[Set problem]: Restate the full listing word for word and leave the pictures out.

[Stored data]:
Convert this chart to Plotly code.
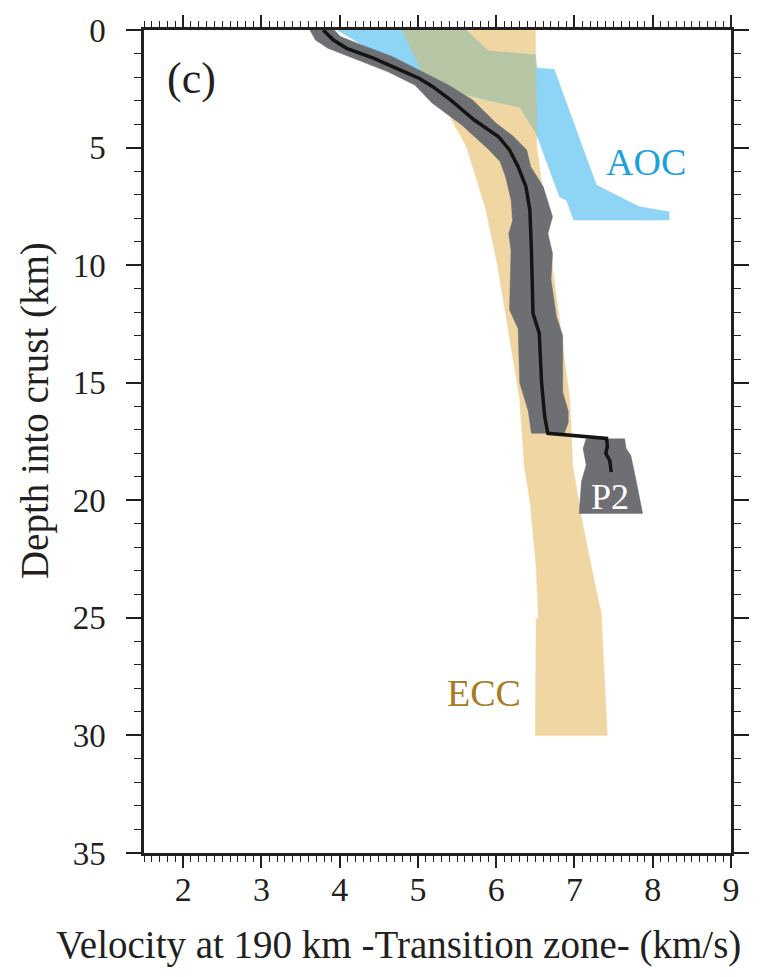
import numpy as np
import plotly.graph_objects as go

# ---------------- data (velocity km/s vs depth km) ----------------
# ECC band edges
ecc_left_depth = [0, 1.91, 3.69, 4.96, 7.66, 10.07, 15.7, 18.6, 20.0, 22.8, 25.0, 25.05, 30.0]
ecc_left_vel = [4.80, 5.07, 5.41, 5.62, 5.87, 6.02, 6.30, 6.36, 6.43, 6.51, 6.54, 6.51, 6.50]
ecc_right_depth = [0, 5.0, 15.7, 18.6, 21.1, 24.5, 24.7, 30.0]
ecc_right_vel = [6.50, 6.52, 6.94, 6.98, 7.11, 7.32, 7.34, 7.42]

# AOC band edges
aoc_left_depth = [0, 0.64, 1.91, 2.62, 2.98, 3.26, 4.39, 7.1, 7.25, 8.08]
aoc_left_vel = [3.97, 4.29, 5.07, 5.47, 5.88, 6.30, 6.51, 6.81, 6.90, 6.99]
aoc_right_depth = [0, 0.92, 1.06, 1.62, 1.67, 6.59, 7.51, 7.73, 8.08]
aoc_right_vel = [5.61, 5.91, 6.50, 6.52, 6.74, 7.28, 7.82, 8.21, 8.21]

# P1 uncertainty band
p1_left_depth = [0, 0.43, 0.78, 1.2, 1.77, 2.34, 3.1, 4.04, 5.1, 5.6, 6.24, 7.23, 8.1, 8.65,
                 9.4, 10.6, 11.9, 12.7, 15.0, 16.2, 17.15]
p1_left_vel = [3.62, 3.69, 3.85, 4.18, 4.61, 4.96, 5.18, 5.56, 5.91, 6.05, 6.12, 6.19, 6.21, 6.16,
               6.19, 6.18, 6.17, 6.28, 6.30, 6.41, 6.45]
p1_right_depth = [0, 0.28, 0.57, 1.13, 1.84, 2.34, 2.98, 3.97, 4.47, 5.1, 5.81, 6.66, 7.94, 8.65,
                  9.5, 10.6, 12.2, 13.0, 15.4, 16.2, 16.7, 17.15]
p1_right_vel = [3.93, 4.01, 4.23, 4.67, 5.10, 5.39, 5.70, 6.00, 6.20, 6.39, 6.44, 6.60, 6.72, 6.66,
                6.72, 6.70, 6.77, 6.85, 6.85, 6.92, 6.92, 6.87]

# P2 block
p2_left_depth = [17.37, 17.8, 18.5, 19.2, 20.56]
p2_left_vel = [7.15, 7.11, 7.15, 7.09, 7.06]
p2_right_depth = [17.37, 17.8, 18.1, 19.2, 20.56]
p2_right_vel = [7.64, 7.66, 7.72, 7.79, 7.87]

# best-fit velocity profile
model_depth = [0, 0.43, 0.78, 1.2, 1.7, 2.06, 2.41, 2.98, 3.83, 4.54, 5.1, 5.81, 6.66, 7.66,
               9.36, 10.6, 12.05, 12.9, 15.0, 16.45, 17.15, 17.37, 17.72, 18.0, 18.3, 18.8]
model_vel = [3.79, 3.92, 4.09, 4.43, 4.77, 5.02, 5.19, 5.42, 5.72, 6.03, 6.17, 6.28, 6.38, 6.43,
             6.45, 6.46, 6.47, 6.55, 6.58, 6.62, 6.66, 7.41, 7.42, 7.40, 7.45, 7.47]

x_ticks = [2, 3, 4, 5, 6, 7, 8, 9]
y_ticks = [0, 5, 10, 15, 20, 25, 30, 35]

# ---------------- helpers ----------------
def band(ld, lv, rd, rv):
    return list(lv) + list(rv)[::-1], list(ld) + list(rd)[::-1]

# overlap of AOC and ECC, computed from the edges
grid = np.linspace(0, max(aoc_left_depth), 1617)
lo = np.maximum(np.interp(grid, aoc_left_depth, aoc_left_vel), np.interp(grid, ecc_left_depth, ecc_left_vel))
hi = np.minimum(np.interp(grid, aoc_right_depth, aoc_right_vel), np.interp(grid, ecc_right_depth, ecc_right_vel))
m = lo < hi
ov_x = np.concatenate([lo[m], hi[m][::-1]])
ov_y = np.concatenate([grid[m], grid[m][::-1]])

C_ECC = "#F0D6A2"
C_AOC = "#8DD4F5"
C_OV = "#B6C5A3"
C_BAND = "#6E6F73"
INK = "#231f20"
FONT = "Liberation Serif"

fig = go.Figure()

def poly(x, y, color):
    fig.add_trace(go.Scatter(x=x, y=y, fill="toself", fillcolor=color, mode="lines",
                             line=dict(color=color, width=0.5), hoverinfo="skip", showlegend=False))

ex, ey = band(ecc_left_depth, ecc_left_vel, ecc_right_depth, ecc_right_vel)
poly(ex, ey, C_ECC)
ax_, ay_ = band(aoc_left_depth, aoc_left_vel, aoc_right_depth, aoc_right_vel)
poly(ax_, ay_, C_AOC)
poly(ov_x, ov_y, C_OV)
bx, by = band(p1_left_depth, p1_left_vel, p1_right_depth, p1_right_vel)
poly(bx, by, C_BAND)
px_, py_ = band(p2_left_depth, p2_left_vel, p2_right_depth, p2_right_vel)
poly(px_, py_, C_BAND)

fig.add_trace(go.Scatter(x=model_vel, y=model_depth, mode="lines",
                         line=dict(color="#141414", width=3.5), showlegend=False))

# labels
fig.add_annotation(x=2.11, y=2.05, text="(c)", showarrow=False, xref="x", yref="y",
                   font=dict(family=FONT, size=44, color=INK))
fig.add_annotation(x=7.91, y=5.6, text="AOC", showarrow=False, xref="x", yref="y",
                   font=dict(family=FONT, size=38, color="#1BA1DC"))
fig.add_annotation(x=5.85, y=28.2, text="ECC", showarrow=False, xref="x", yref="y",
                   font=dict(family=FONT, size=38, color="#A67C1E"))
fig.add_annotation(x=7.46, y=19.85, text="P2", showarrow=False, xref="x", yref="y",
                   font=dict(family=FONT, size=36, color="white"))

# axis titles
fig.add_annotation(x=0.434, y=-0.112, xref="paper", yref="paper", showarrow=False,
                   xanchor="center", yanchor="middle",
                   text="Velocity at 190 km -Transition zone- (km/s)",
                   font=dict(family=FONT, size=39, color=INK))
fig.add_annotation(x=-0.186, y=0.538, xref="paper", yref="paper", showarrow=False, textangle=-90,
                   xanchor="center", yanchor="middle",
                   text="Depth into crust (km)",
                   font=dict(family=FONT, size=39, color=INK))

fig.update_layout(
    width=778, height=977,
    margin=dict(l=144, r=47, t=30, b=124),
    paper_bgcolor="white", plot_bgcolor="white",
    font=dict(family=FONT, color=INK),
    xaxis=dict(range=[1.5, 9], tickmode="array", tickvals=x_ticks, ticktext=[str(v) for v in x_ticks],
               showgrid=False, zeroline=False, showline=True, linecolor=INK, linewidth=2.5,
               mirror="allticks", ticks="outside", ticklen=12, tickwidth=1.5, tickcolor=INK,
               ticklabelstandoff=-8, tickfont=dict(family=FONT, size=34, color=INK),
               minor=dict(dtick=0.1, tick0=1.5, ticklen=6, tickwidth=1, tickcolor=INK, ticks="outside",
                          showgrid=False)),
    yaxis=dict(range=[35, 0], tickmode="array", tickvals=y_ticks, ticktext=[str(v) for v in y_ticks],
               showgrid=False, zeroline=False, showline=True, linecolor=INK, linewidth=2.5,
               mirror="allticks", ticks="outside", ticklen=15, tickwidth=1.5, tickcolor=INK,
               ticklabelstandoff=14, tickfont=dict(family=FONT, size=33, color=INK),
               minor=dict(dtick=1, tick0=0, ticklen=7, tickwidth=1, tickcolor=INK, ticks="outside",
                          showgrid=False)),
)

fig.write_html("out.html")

[Complete answer]:
Convert this chart to Plotly code.
import numpy as np
import plotly.graph_objects as go

# ---------------- data (velocity km/s vs depth km) ----------------
# ECC band edges
ecc_left_depth = [0, 1.91, 3.69, 4.96, 7.66, 10.07, 15.7, 18.6, 20.0, 22.8, 25.0, 25.05, 30.0]
ecc_left_vel = [4.80, 5.07, 5.41, 5.62, 5.87, 6.02, 6.30, 6.36, 6.43, 6.51, 6.54, 6.51, 6.50]
ecc_right_depth = [0, 5.0, 15.7, 18.6, 21.1, 24.5, 24.7, 30.0]
ecc_right_vel = [6.50, 6.52, 6.94, 6.98, 7.11, 7.32, 7.34, 7.42]

# AOC band edges
aoc_left_depth = [0, 0.64, 1.91, 2.62, 2.98, 3.26, 4.39, 7.1, 7.25, 8.08]
aoc_left_vel = [3.97, 4.29, 5.07, 5.47, 5.88, 6.30, 6.51, 6.81, 6.90, 6.99]
aoc_right_depth = [0, 0.92, 1.06, 1.62, 1.67, 6.59, 7.51, 7.73, 8.08]
aoc_right_vel = [5.61, 5.91, 6.50, 6.52, 6.74, 7.28, 7.82, 8.21, 8.21]

# P1 uncertainty band
p1_left_depth = [0, 0.43, 0.78, 1.2, 1.77, 2.34, 3.1, 4.04, 5.1, 5.6, 6.24, 7.23, 8.1, 8.65,
                 9.4, 10.6, 11.9, 12.7, 15.0, 16.2, 17.15]
p1_left_vel = [3.62, 3.69, 3.85, 4.18, 4.61, 4.96, 5.18, 5.56, 5.91, 6.05, 6.12, 6.19, 6.21, 6.16,
               6.19, 6.18, 6.17, 6.28, 6.30, 6.41, 6.45]
p1_right_depth = [0, 0.28, 0.57, 1.13, 1.84, 2.34, 2.98, 3.97, 4.47, 5.1, 5.81, 6.66, 7.94, 8.65,
                  9.5, 10.6, 12.2, 13.0, 15.4, 16.2, 16.7, 17.15]
p1_right_vel = [3.93, 4.01, 4.23, 4.67, 5.10, 5.39, 5.70, 6.00, 6.20, 6.39, 6.44, 6.60, 6.72, 6.66,
                6.72, 6.70, 6.77, 6.85, 6.85, 6.92, 6.92, 6.87]

# P2 block
p2_left_depth = [17.37, 17.8, 18.5, 19.2, 20.56]
p2_left_vel = [7.15, 7.11, 7.15, 7.09, 7.06]
p2_right_depth = [17.37, 17.8, 18.1, 19.2, 20.56]
p2_right_vel = [7.64, 7.66, 7.72, 7.79, 7.87]

# best-fit velocity profile
model_depth = [0, 0.43, 0.78, 1.2, 1.7, 2.06, 2.41, 2.98, 3.83, 4.54, 5.1, 5.81, 6.66, 7.66,
               9.36, 10.6, 12.05, 12.9, 15.0, 16.45, 17.15, 17.37, 17.72, 18.0, 18.3, 18.8]
model_vel = [3.79, 3.92, 4.09, 4.43, 4.77, 5.02, 5.19, 5.42, 5.72, 6.03, 6.17, 6.28, 6.38, 6.43,
             6.45, 6.46, 6.47, 6.55, 6.58, 6.62, 6.66, 7.41, 7.42, 7.40, 7.45, 7.47]

x_ticks = [2, 3, 4, 5, 6, 7, 8, 9]
y_ticks = [0, 5, 10, 15, 20, 25, 30, 35]

# ---------------- helpers ----------------
def band(ld, lv, rd, rv):
    return list(lv) + list(rv)[::-1], list(ld) + list(rd)[::-1]

# overlap of AOC and ECC, computed from the edges
grid = np.linspace(0, max(aoc_left_depth), 1617)
lo = np.maximum(np.interp(grid, aoc_left_depth, aoc_left_vel), np.interp(grid, ecc_left_depth, ecc_left_vel))
hi = np.minimum(np.interp(grid, aoc_right_depth, aoc_right_vel), np.interp(grid, ecc_right_depth, ecc_right_vel))
m = lo < hi
ov_x = np.concatenate([lo[m], hi[m][::-1]])
ov_y = np.concatenate([grid[m], grid[m][::-1]])

C_ECC = "#F0D6A2"
C_AOC = "#8DD4F5"
C_OV = "#B6C5A3"
C_BAND = "#6E6F73"
INK = "#231f20"
FONT = "Liberation Serif"

fig = go.Figure()

def poly(x, y, color):
    fig.add_trace(go.Scatter(x=x, y=y, fill="toself", fillcolor=color, mode="lines",
                             line=dict(color=color, width=0.5), hoverinfo="skip", showlegend=False))

ex, ey = band(ecc_left_depth, ecc_left_vel, ecc_right_depth, ecc_right_vel)
poly(ex, ey, C_ECC)
ax_, ay_ = band(aoc_left_depth, aoc_left_vel, aoc_right_depth, aoc_right_vel)
poly(ax_, ay_, C_AOC)
poly(ov_x, ov_y, C_OV)
bx, by = band(p1_left_depth, p1_left_vel, p1_right_depth, p1_right_vel)
poly(bx, by, C_BAND)
px_, py_ = band(p2_left_depth, p2_left_vel, p2_right_depth, p2_right_vel)
poly(px_, py_, C_BAND)

fig.add_trace(go.Scatter(x=model_vel, y=model_depth, mode="lines",
                         line=dict(color="#141414", width=3.5), showlegend=False))

# labels
fig.add_annotation(x=2.11, y=2.05, text="(c)", showarrow=False, xref="x", yref="y",
                   font=dict(family=FONT, size=44, color=INK))
fig.add_annotation(x=7.91, y=5.6, text="AOC", showarrow=False, xref="x", yref="y",
                   font=dict(family=FONT, size=38, color="#1BA1DC"))
fig.add_annotation(x=5.85, y=28.2, text="ECC", showarrow=False, xref="x", yref="y",
                   font=dict(family=FONT, size=38, color="#A67C1E"))
fig.add_annotation(x=7.46, y=19.85, text="P2", showarrow=False, xref="x", yref="y",
                   font=dict(family=FONT, size=36, color="white"))

# axis titles
fig.add_annotation(x=0.434, y=-0.112, xref="paper", yref="paper", showarrow=False,
                   xanchor="center", yanchor="middle",
                   text="Velocity at 190 km -Transition zone- (km/s)",
                   font=dict(family=FONT, size=39, color=INK))
fig.add_annotation(x=-0.186, y=0.538, xref="paper", yref="paper", showarrow=False, textangle=-90,
                   xanchor="center", yanchor="middle",
                   text="Depth into crust (km)",
                   font=dict(family=FONT, size=39, color=INK))

fig.update_layout(
    width=778, height=977,
    margin=dict(l=144, r=47, t=30, b=124),
    paper_bgcolor="white", plot_bgcolor="white",
    font=dict(family=FONT, color=INK),
    xaxis=dict(range=[1.5, 9], tickmode="array", tickvals=x_ticks, ticktext=[str(v) for v in x_ticks],
               showgrid=False, zeroline=False, showline=True, linecolor=INK, linewidth=2.5,
               mirror="allticks", ticks="outside", ticklen=12, tickwidth=1.5, tickcolor=INK,
               ticklabelstandoff=-8, tickfont=dict(family=FONT, size=34, color=INK),
               minor=dict(dtick=0.1, tick0=1.5, ticklen=6, tickwidth=1, tickcolor=INK, ticks="outside",
                          showgrid=False)),
    yaxis=dict(range=[35, 0], tickmode="array", tickvals=y_ticks, ticktext=[str(v) for v in y_ticks],
               showgrid=False, zeroline=False, showline=True, linecolor=INK, linewidth=2.5,
               mirror="allticks", ticks="outside", ticklen=15, tickwidth=1.5, tickcolor=INK,
               ticklabelstandoff=14, tickfont=dict(family=FONT, size=33, color=INK),
               minor=dict(dtick=1, tick0=0, ticklen=7, tickwidth=1, tickcolor=INK, ticks="outside",
                          showgrid=False)),
)

fig.write_html("out.html")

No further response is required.